When we first moved to Singapore the Government wanted me to get a letter from the British Embassey stating they were not against my relationship with Jill. This despite the fact I’d not lived there for 10 years and at that point, had never been there with her.

It made no sense but all pointing this out did, was create more hassle and complication because Singapore immigration doesn’t “do” common sense, it just does “what the process says”.

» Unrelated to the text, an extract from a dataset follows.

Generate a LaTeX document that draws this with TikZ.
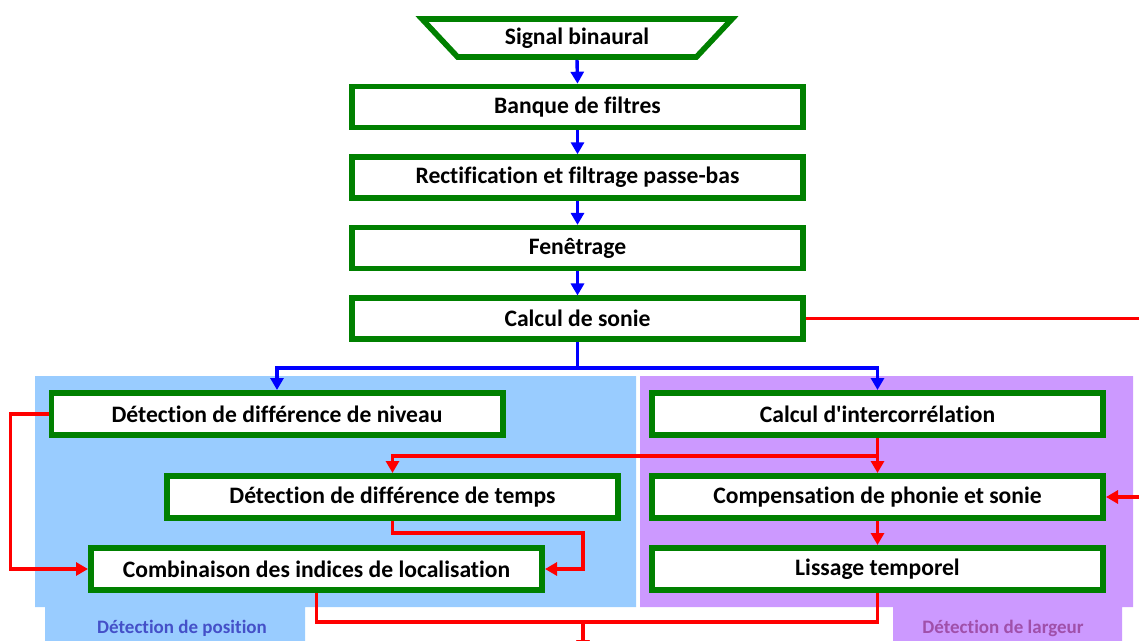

So the fact the Chinese Government wanted my original school results despite not being at school since 1986 didn’t matter … I dutifully got them for them … and the demand by the removal company to detail EVERY SINGLE THING WE OWN IN THE HOUSE, DOWN TO THE NUMBER OF FORKS, just caused my blood pressure to rise rather than my voice … and the thing is, it’s quite good for me because my natural tendency is to call a spade a fucking shovel and deal with the issue right there and then whereas this way, I have to show a modicum of calm and that has to be better for my health doesn’t it?

On top of all that, this is my final week at Sunshine.

I don’t know about you – but I always find leaving a company weird.

Of course you tend to leave a job because there’s an element/s that you’re not happy with … but that doesn’t mean you haven’t forged some truly deep connections with the people you’ve spent 12 hours a day with over the last few years.

For me, leaving a company is like splitting up with someone but wanting to maintain a relationship with their family and whilst that is [1] not always practical and [2] the worst analogy in the World … it’s going to be quite difficult because there’s some people there who genuinely mean the World to me and not seeing/working/talking to them everyday is going to make life a little less enjoyable.

So here we go … the week of hell … but you know what, life’s even sweeter when you’ve gone through some trials and tribulations so even though I’d rather be chilled out and watching the footie, the next 10 days are the corridor to excitement and discovery and for that, I [sort-of] happily accept the oncoming assault of shit.